While I love my family deeply and have romantic hopes to find an amazing and beautiful partner… knowing love is not limited to a single relationship in your life or a single group of people opens up so many ways to be fulfilled and deliver love into the world. Furthermore, it’s a big world, and to sustain it we must learn to extend the reach of our love. We have to evolve our capacity to love and we have to have a grasp on what the word love means and what it could mean for all of us.

So how can we create more systems to generate and encourage love as behavior? And what are some others beyond the age-old sacrament that already exist?

Families have certain sets of unwritten rules or codes. Through the parents and elders, there is a strong will and boundaries set up that steer our choices. There are defined beliefs and mantras. Things like, “Family comes first” or “We don’t give up on family.” “Family is number one.” 

I’d say Love systems start within communities. Good communities in which people bring forth their best to contribute and lift other people up within the group. It’s about taking the best things we know from family structures and applying them to our social circles. It comes down to basic things like kindness, patience, support, and care… all of those things are fundamental and they point the compass toward love.

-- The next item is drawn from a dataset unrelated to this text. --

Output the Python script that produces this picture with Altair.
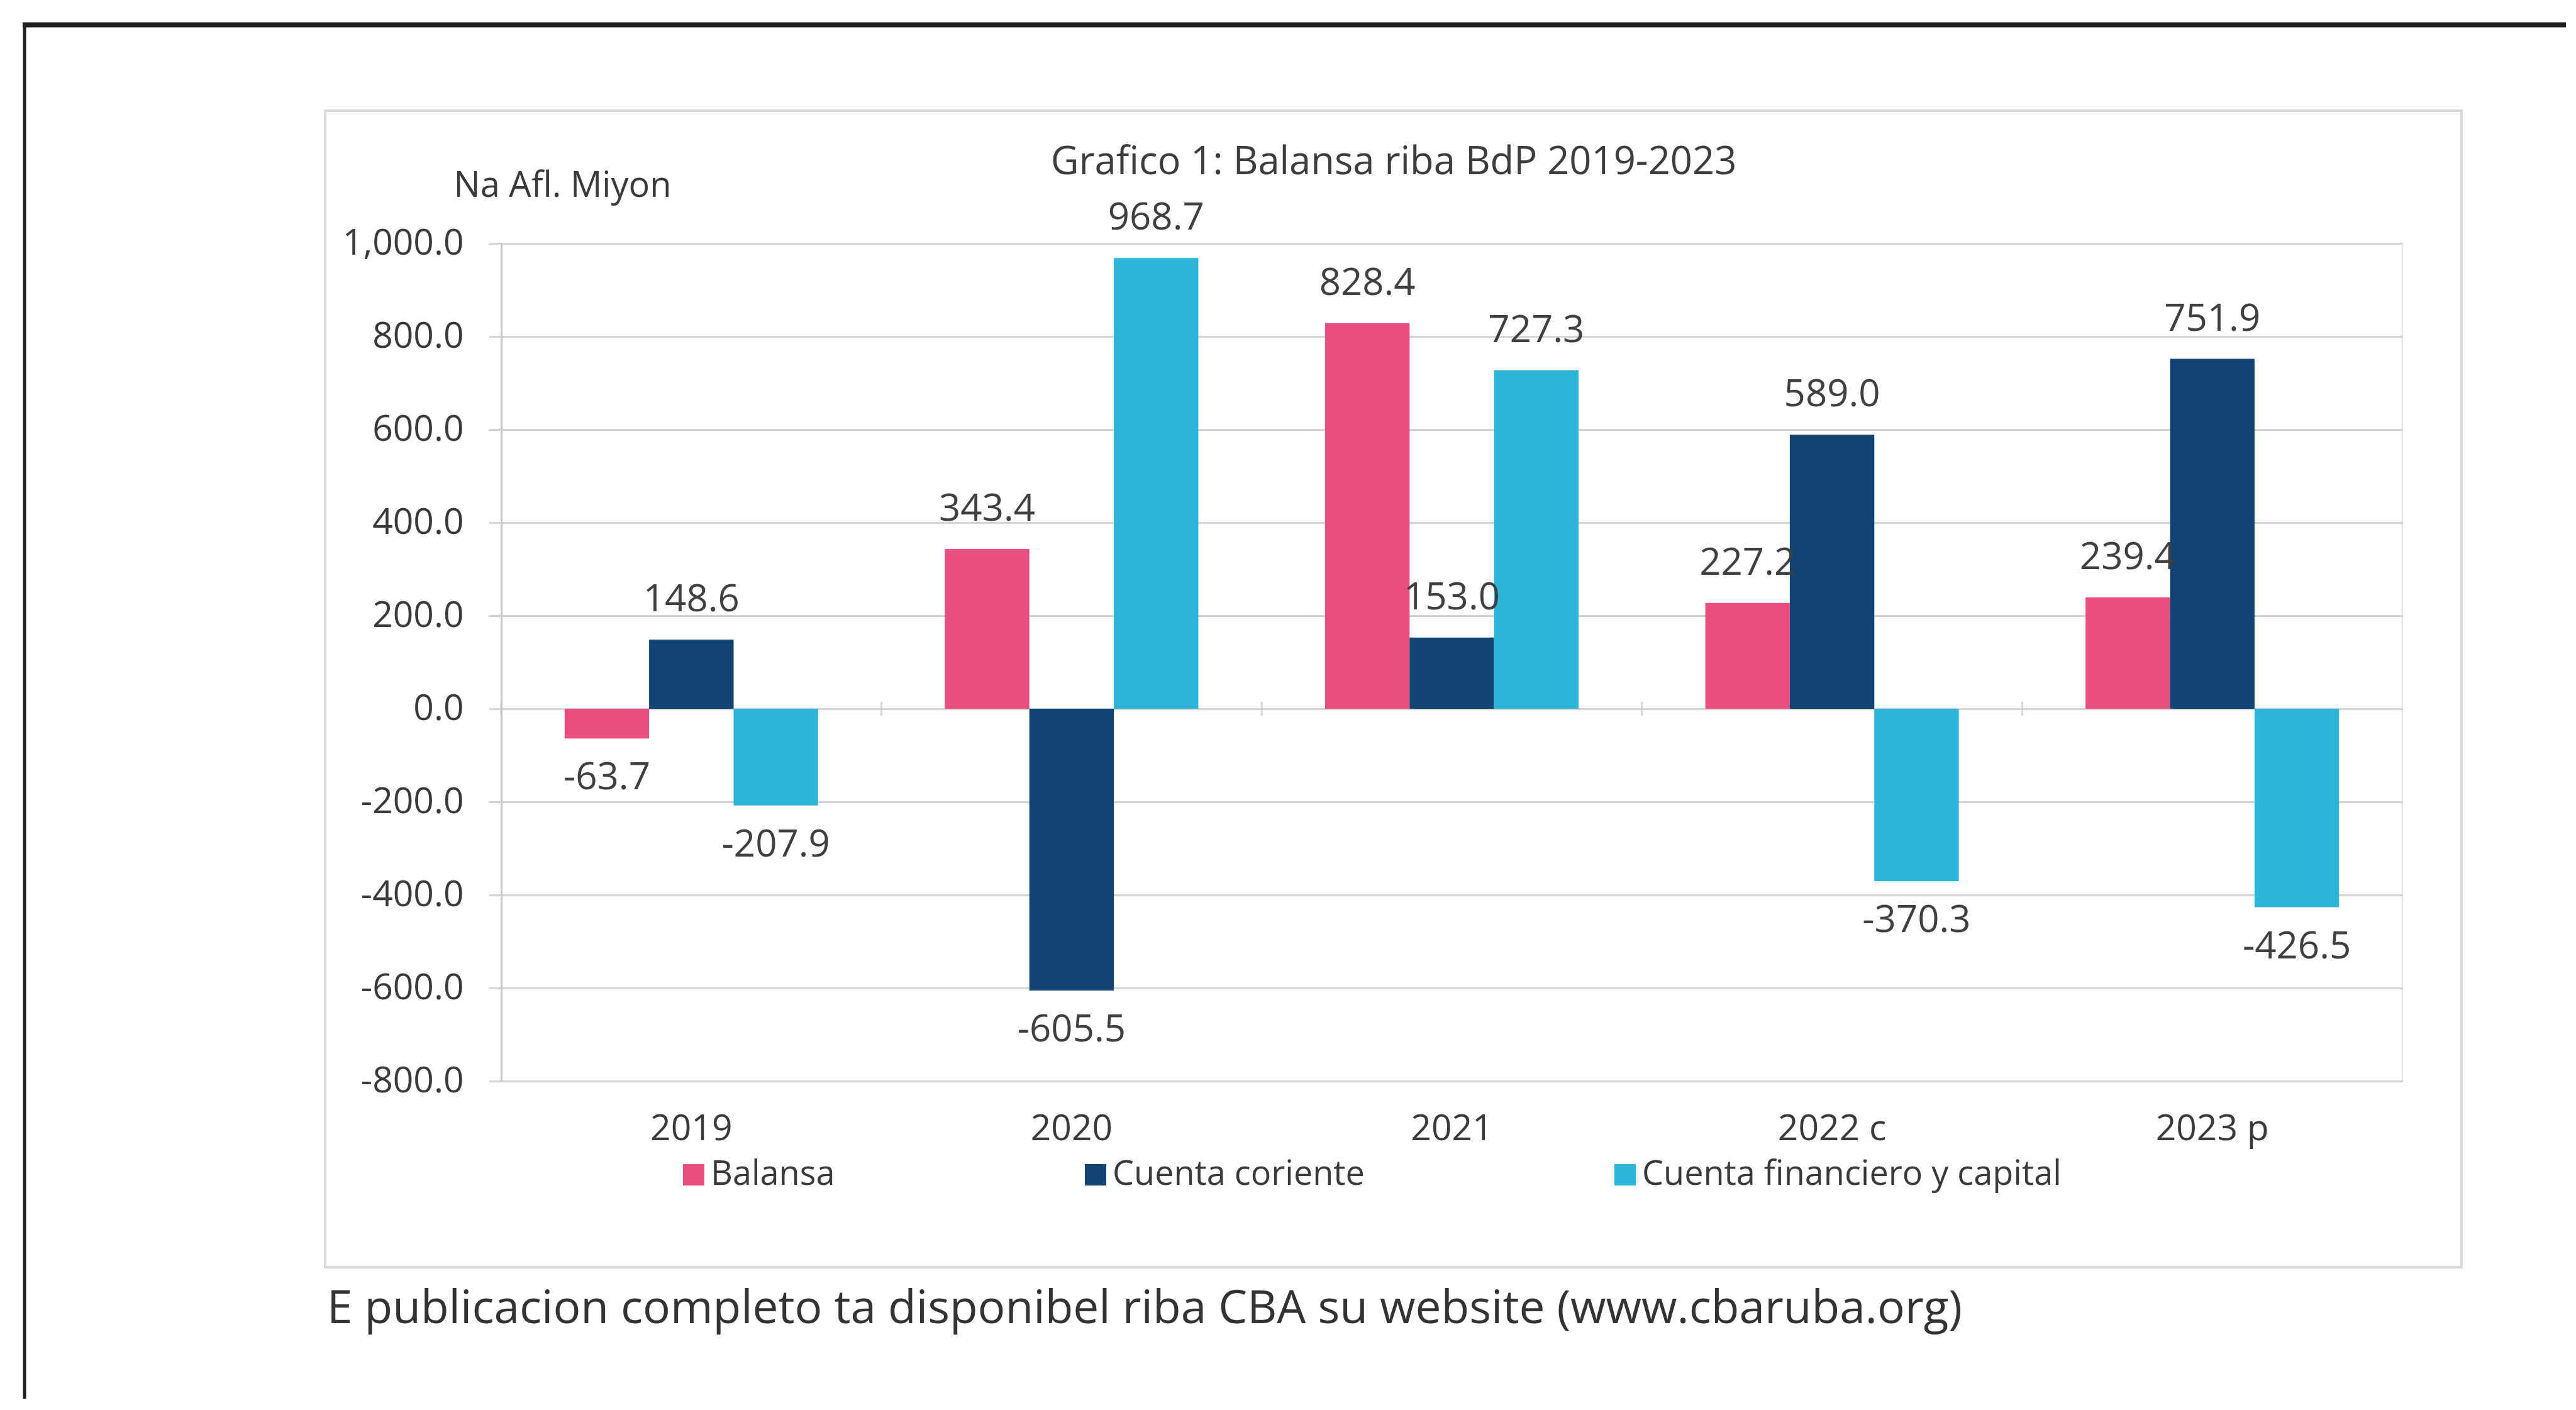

As a personal experience, even something as simple as friends in an improv troupe is a love system. It’s a system that didn’t last the full arc of my life, maybe only a year or two. But it was definitely a source of love that served for a couple of years. It worked because Improv people have rules that create a system of support and growth. There’s a sort of moral governance over the social group. “We say, ‘yes and…’” or “It’s a safe space.” Ingrained in the Love system is a code that we support each other. We encourage each other. We try to bring the funny out of each other and most importantly help each other shine. We give other people ideas and play to their strengths…“We like family” is a rather stupid thing for people to say, (perhaps even a red flag of caution from someone’s mouth.) But the truth is we (all of us on earth) are all like family. All of this… is family. All of us humans and all of life. So why do we not treat each other with love?

On one last note. In the movie Pinocchio, (the recent live-action remake with Tom Hanks) the Blue Fairy sets up a system in which choices that lead toward love will enable Pinocchio to become what he wants — a real boy. So in the span of a single day, he must learn bravery, honesty and selflessness to become one. He has a real desire and he must learn these three things that are essential on the path toward love.

For some it’s enough to believe that contributing your love will leave the world better than we found it, creating a ripple effect of good and positivity — for others, it’s a belief in some reward…whatever it may be, love is needed.

I imagine the rewards from our love won’t be so magical or easy to see, and ultimately immeasurable. To me, it’s still worth it to create a world filled with love. And the systems we thoughtfully design will make love blossom.